_OBJECTIVE_. Transcribe every entry below word for word, but skip the pictures.

::::

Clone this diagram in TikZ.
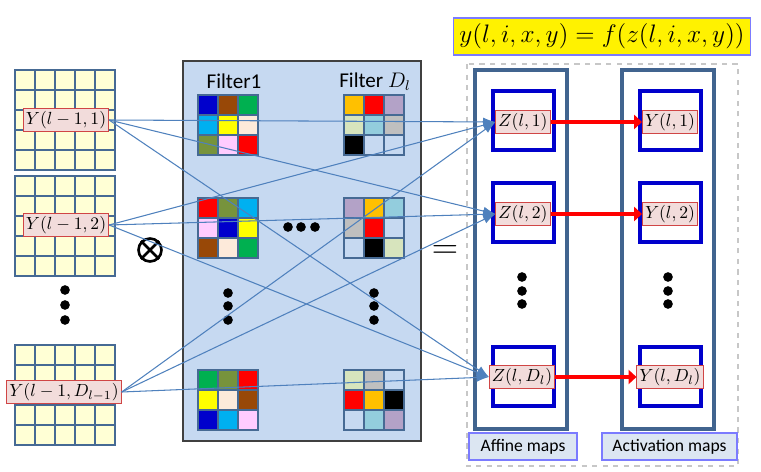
\documentclass[tikz,border=0pt]{standalone}
\usepackage{fontspec}
\newfontfamily\calibri{Carlito}
\usetikzlibrary{arrows.meta}

\definecolor{gridline}{HTML}{466A94}
\definecolor{gridfill}{HTML}{FFFFD5}
\definecolor{filterbg}{HTML}{C6D9F1}
\definecolor{labelred}{HTML}{D04545}
\definecolor{labelpink}{HTML}{F2DCDB}
\definecolor{linkblue}{HTML}{4F81BD}
\definecolor{colsteel}{HTML}{41648F}
\definecolor{boxblue}{HTML}{0000CC}
\definecolor{mapfill}{HTML}{DCE6F2}
\definecolor{mapedge}{HTML}{7B7BFF}
% filter cell colours
\definecolor{fblue}{HTML}{0000CC}
\definecolor{fbrown}{HTML}{984807}
\definecolor{fgreen}{HTML}{00B050}
\definecolor{fcyan}{HTML}{00B0F0}
\definecolor{fyellow}{HTML}{FFFF00}
\definecolor{flinen}{HTML}{FDEADA}
\definecolor{folive}{HTML}{77933C}
\definecolor{fpink}{HTML}{FFCCFF}
\definecolor{fred}{HTML}{FF0000}
\definecolor{forange}{HTML}{FFC000}
\definecolor{flav}{HTML}{B3A2C7}
\definecolor{fpale}{HTML}{D7E4BD}
\definecolor{flblue}{HTML}{93CDDD}
\definecolor{fgrey}{HTML}{BFBFBF}

% 3x3 filter: #1,#2 = top left corner, #3 = nine colours row by row
\newcommand{\filtergrid}[3]{%
    \foreach \fc [count=\i from 0] in {#3} {
        \pgfmathtruncatemacro{\cx}{mod(\i,3)}
        \pgfmathtruncatemacro{\ry}{div(\i,3)}
        \draw[cell, fill=\fc] (#1+20*\cx, #2+20*\ry) rectangle ++(20,20);
    }%
}

\begin{document}
\begin{tikzpicture}[
        x=0.02cm, y=-0.02cm,
        ycell/.style={draw=gridline, fill=gridfill, line width=1.1pt},
        cell/.style={draw=gridline, line width=0.8pt},
        maplabel/.style={draw=labelred, fill=labelpink, inner sep=1.5pt,
            minimum height=0.42cm, font=\normalsize},
        link/.style={-{Latex[length=7pt,width=5pt]}, draw=linkblue, line width=0.6pt},
        actarrow/.style={-{Triangle[length=4.5pt,width=8pt]}, draw=red, line width=2.8pt},
        column/.style={draw=colsteel, line width=1.8pt},
        inbox/.style={draw=boxblue, line width=1.8pt},
        mapname/.style={draw=mapedge, fill=mapfill, line width=0.8pt,
            minimum height=0.54cm, font=\calibri},
        dot/.style={circle, fill=black, inner sep=0pt, minimum size=5.5pt}
    ]
    \useasboundingbox (0,0) rectangle (761,472);

    % =====================================================
    % Left: input feature maps
    % =====================================================
    \foreach \top in {70,176,345} {
        \foreach \i in {0,...,4} {
            \foreach \j in {0,...,4} {
                \draw[ycell] (15+20*\i, \top+20*\j) rectangle ++(20,20);
            }
        }
    }

    \node[maplabel] (y1) at (66,120) {$Y(l-1,1)$};
    \node[maplabel] (y2) at (66,225) {$Y(l-1,2)$};
    \node[maplabel] (y3) at (64,392) {$Y(l-1,D_{l-1})$};

    \node[dot] (ld1) at (65,290) {};
    \node[dot] (ld2) at (65,305) {};
    \node[dot] (ld3) at (65,320) {};

    % convolution sign
    \node[circle, draw, line width=1.5pt, minimum size=0.46cm, inner sep=0pt] (prod) at (150,250) {};
    \draw[line width=1.5pt] (prod.north west) -- (prod.south east);
    \draw[line width=1.5pt] (prod.north east) -- (prod.south west);

    % =====================================================
    % Middle: filter bank
    % =====================================================
    \draw[fill=filterbg, draw=black!75, line width=1pt] (183,61) rectangle (421,441);

    \node[font=\calibri\large] (f1) at (234,81) {Filter1};
    \node[font=\calibri\large] (fd) at (375,82) {Filter $D_l$};

    \filtergrid{198}{95}{fblue,fbrown,fgreen,fcyan,fyellow,flinen,folive,fpink,fred}
    \filtergrid{344}{95}{forange,fred,flav,fpale,flblue,fgrey,black,filterbg,filterbg}
    \filtergrid{198}{198}{fred,folive,fcyan,fpink,fblue,fyellow,fbrown,flinen,fgreen}
    \filtergrid{344}{198}{flav,forange,flblue,fgrey,fred,filterbg,filterbg,black,fpale}
    \filtergrid{198}{370}{fgreen,folive,fred,fyellow,flinen,fbrown,fblue,fcyan,fpink}
    \filtergrid{344}{370}{fpale,fgrey,filterbg,fred,forange,black,filterbg,flblue,flav}

    \node[dot] (hd1) at (288,227) {};
    \node[dot] (hd2) at (301,227) {};
    \node[dot] (hd3) at (315,227) {};
    \node[dot] (fa1) at (228,293) {};
    \node[dot] (fa2) at (228,306) {};
    \node[dot] (fa3) at (228,320) {};
    \node[dot] (fb1) at (374,293) {};
    \node[dot] (fb2) at (374,306) {};
    \node[dot] (fb3) at (374,320) {};

    \node[font=\huge] (eq) at (445,252) {$=$};

    % =====================================================
    % Right: affine and activation maps
    % =====================================================
    \node[draw=mapedge, fill=yellow, line width=0.8pt, minimum width=5.84cm,
        minimum height=0.74cm, font=\fontsize{13.3}{16}\selectfont] (act) at (602,36.5)
        {$y(l,i,x,y) = f(z(l,i,x,y))$};

    \draw[dashed, draw=black!22, line width=0.6pt] (467,64) rectangle (738,466);

    \draw[column] (475,70) rectangle (567,429);
    \draw[column] (622,70) rectangle (714,429);

    \foreach \top in {91,183,347} {
        \draw[inbox] (493,\top) rectangle ++(61,59);
        \draw[inbox] (640,\top) rectangle ++(61,59);
    }

    \node[maplabel] (z1) at (523,122) {$Z(l,1)$};
    \node[maplabel] (z2) at (523,214) {$Z(l,2)$};
    \node[maplabel] (z3) at (522,377) {$Z(l,D_l)$};

    \node[maplabel] (a1) at (670,122) {$Y(l,1)$};
    \node[maplabel] (a2) at (670,214) {$Y(l,2)$};
    \node[maplabel] (a3) at (670,377) {$Y(l,D_l)$};

    \node[dot] (zd1) at (522,277) {};
    \node[dot] (zd2) at (522,291) {};
    \node[dot] (zd3) at (522,304) {};
    \node[dot] (ad1) at (668,277) {};
    \node[dot] (ad2) at (668,291) {};
    \node[dot] (ad3) at (668,304) {};

    \node[mapname, minimum width=2.16cm] (affname) at (523,446.5) {Affine maps};
    \node[mapname, minimum width=2.7cm] (actname) at (669.5,446.5) {Activation maps};

    % connections: every input map feeds every affine map
    \foreach \s in {y1,y2,y3} {
        \foreach \t in {z1,z2,z3} {
            \draw[link] (\s.east) -- (\t.west);
        }
    }

    % activation
    \draw[actarrow] (z1) -- (a1);
    \draw[actarrow] (z2) -- (a2);
    \draw[actarrow] (z3) -- (a3);

\end{tikzpicture}
\end{document}
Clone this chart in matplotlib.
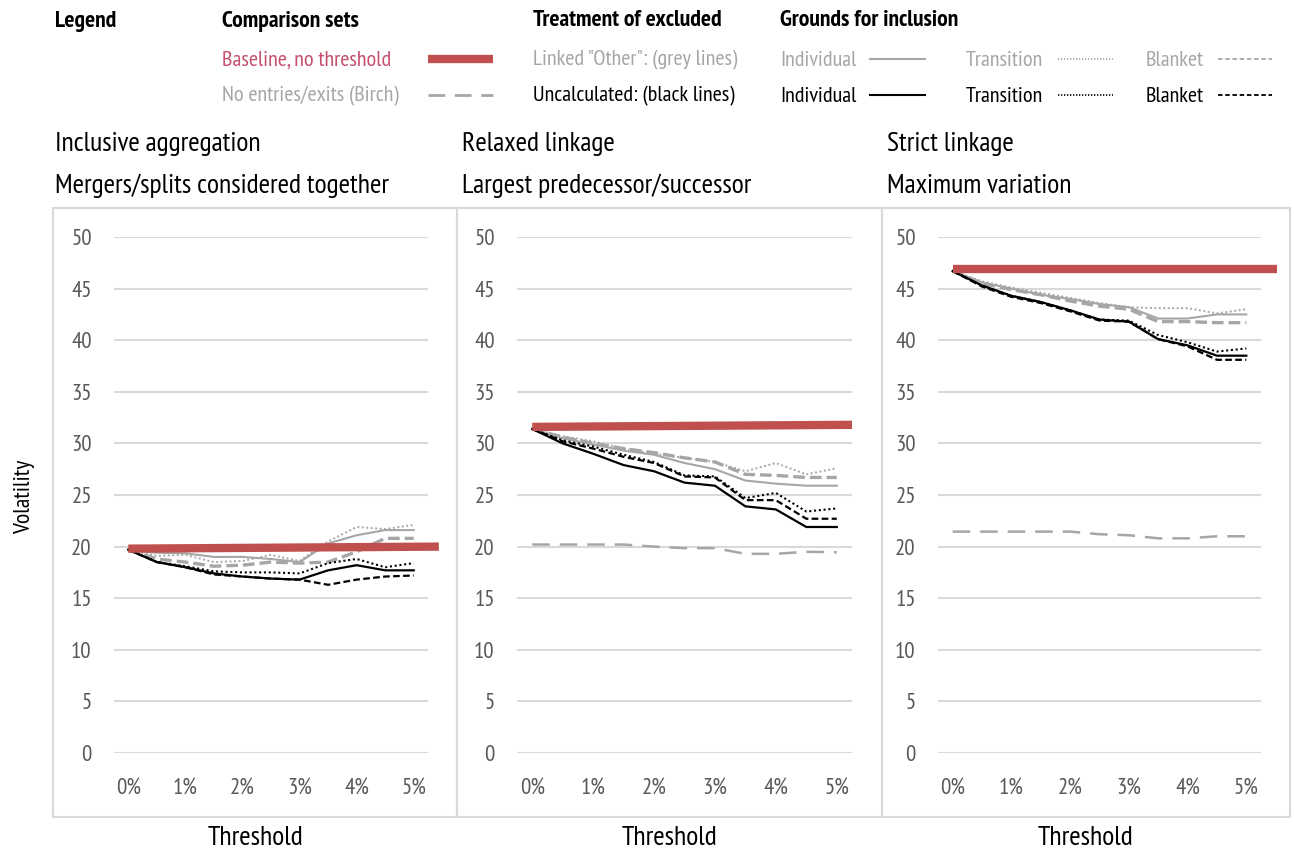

::::

_RESULT OF THE TASK_.
Clone this diagram in TikZ.
\documentclass[tikz,border=0pt]{standalone}
\usepackage{fontspec}
\newfontfamily\calibri{Carlito}
\usetikzlibrary{arrows.meta}

\definecolor{gridline}{HTML}{466A94}
\definecolor{gridfill}{HTML}{FFFFD5}
\definecolor{filterbg}{HTML}{C6D9F1}
\definecolor{labelred}{HTML}{D04545}
\definecolor{labelpink}{HTML}{F2DCDB}
\definecolor{linkblue}{HTML}{4F81BD}
\definecolor{colsteel}{HTML}{41648F}
\definecolor{boxblue}{HTML}{0000CC}
\definecolor{mapfill}{HTML}{DCE6F2}
\definecolor{mapedge}{HTML}{7B7BFF}
% filter cell colours
\definecolor{fblue}{HTML}{0000CC}
\definecolor{fbrown}{HTML}{984807}
\definecolor{fgreen}{HTML}{00B050}
\definecolor{fcyan}{HTML}{00B0F0}
\definecolor{fyellow}{HTML}{FFFF00}
\definecolor{flinen}{HTML}{FDEADA}
\definecolor{folive}{HTML}{77933C}
\definecolor{fpink}{HTML}{FFCCFF}
\definecolor{fred}{HTML}{FF0000}
\definecolor{forange}{HTML}{FFC000}
\definecolor{flav}{HTML}{B3A2C7}
\definecolor{fpale}{HTML}{D7E4BD}
\definecolor{flblue}{HTML}{93CDDD}
\definecolor{fgrey}{HTML}{BFBFBF}

% 3x3 filter: #1,#2 = top left corner, #3 = nine colours row by row
\newcommand{\filtergrid}[3]{%
    \foreach \fc [count=\i from 0] in {#3} {
        \pgfmathtruncatemacro{\cx}{mod(\i,3)}
        \pgfmathtruncatemacro{\ry}{div(\i,3)}
        \draw[cell, fill=\fc] (#1+20*\cx, #2+20*\ry) rectangle ++(20,20);
    }%
}

\begin{document}
\begin{tikzpicture}[
        x=0.02cm, y=-0.02cm,
        ycell/.style={draw=gridline, fill=gridfill, line width=1.1pt},
        cell/.style={draw=gridline, line width=0.8pt},
        maplabel/.style={draw=labelred, fill=labelpink, inner sep=1.5pt,
            minimum height=0.42cm, font=\normalsize},
        link/.style={-{Latex[length=7pt,width=5pt]}, draw=linkblue, line width=0.6pt},
        actarrow/.style={-{Triangle[length=4.5pt,width=8pt]}, draw=red, line width=2.8pt},
        column/.style={draw=colsteel, line width=1.8pt},
        inbox/.style={draw=boxblue, line width=1.8pt},
        mapname/.style={draw=mapedge, fill=mapfill, line width=0.8pt,
            minimum height=0.54cm, font=\calibri},
        dot/.style={circle, fill=black, inner sep=0pt, minimum size=5.5pt}
    ]
    \useasboundingbox (0,0) rectangle (761,472);

    % =====================================================
    % Left: input feature maps
    % =====================================================
    \foreach \top in {70,176,345} {
        \foreach \i in {0,...,4} {
            \foreach \j in {0,...,4} {
                \draw[ycell] (15+20*\i, \top+20*\j) rectangle ++(20,20);
            }
        }
    }

    \node[maplabel] (y1) at (66,120) {$Y(l-1,1)$};
    \node[maplabel] (y2) at (66,225) {$Y(l-1,2)$};
    \node[maplabel] (y3) at (64,392) {$Y(l-1,D_{l-1})$};

    \node[dot] (ld1) at (65,290) {};
    \node[dot] (ld2) at (65,305) {};
    \node[dot] (ld3) at (65,320) {};

    % convolution sign
    \node[circle, draw, line width=1.5pt, minimum size=0.46cm, inner sep=0pt] (prod) at (150,250) {};
    \draw[line width=1.5pt] (prod.north west) -- (prod.south east);
    \draw[line width=1.5pt] (prod.north east) -- (prod.south west);

    % =====================================================
    % Middle: filter bank
    % =====================================================
    \draw[fill=filterbg, draw=black!75, line width=1pt] (183,61) rectangle (421,441);

    \node[font=\calibri\large] (f1) at (234,81) {Filter1};
    \node[font=\calibri\large] (fd) at (375,82) {Filter $D_l$};

    \filtergrid{198}{95}{fblue,fbrown,fgreen,fcyan,fyellow,flinen,folive,fpink,fred}
    \filtergrid{344}{95}{forange,fred,flav,fpale,flblue,fgrey,black,filterbg,filterbg}
    \filtergrid{198}{198}{fred,folive,fcyan,fpink,fblue,fyellow,fbrown,flinen,fgreen}
    \filtergrid{344}{198}{flav,forange,flblue,fgrey,fred,filterbg,filterbg,black,fpale}
    \filtergrid{198}{370}{fgreen,folive,fred,fyellow,flinen,fbrown,fblue,fcyan,fpink}
    \filtergrid{344}{370}{fpale,fgrey,filterbg,fred,forange,black,filterbg,flblue,flav}

    \node[dot] (hd1) at (288,227) {};
    \node[dot] (hd2) at (301,227) {};
    \node[dot] (hd3) at (315,227) {};
    \node[dot] (fa1) at (228,293) {};
    \node[dot] (fa2) at (228,306) {};
    \node[dot] (fa3) at (228,320) {};
    \node[dot] (fb1) at (374,293) {};
    \node[dot] (fb2) at (374,306) {};
    \node[dot] (fb3) at (374,320) {};

    \node[font=\huge] (eq) at (445,252) {$=$};

    % =====================================================
    % Right: affine and activation maps
    % =====================================================
    \node[draw=mapedge, fill=yellow, line width=0.8pt, minimum width=5.84cm,
        minimum height=0.74cm, font=\fontsize{13.3}{16}\selectfont] (act) at (602,36.5)
        {$y(l,i,x,y) = f(z(l,i,x,y))$};

    \draw[dashed, draw=black!22, line width=0.6pt] (467,64) rectangle (738,466);

    \draw[column] (475,70) rectangle (567,429);
    \draw[column] (622,70) rectangle (714,429);

    \foreach \top in {91,183,347} {
        \draw[inbox] (493,\top) rectangle ++(61,59);
        \draw[inbox] (640,\top) rectangle ++(61,59);
    }

    \node[maplabel] (z1) at (523,122) {$Z(l,1)$};
    \node[maplabel] (z2) at (523,214) {$Z(l,2)$};
    \node[maplabel] (z3) at (522,377) {$Z(l,D_l)$};

    \node[maplabel] (a1) at (670,122) {$Y(l,1)$};
    \node[maplabel] (a2) at (670,214) {$Y(l,2)$};
    \node[maplabel] (a3) at (670,377) {$Y(l,D_l)$};

    \node[dot] (zd1) at (522,277) {};
    \node[dot] (zd2) at (522,291) {};
    \node[dot] (zd3) at (522,304) {};
    \node[dot] (ad1) at (668,277) {};
    \node[dot] (ad2) at (668,291) {};
    \node[dot] (ad3) at (668,304) {};

    \node[mapname, minimum width=2.16cm] (affname) at (523,446.5) {Affine maps};
    \node[mapname, minimum width=2.7cm] (actname) at (669.5,446.5) {Activation maps};

    % connections: every input map feeds every affine map
    \foreach \s in {y1,y2,y3} {
        \foreach \t in {z1,z2,z3} {
            \draw[link] (\s.east) -- (\t.west);
        }
    }

    % activation
    \draw[actarrow] (z1) -- (a1);
    \draw[actarrow] (z2) -- (a2);
    \draw[actarrow] (z3) -- (a3);

\end{tikzpicture}
\end{document}
Clone this chart in matplotlib.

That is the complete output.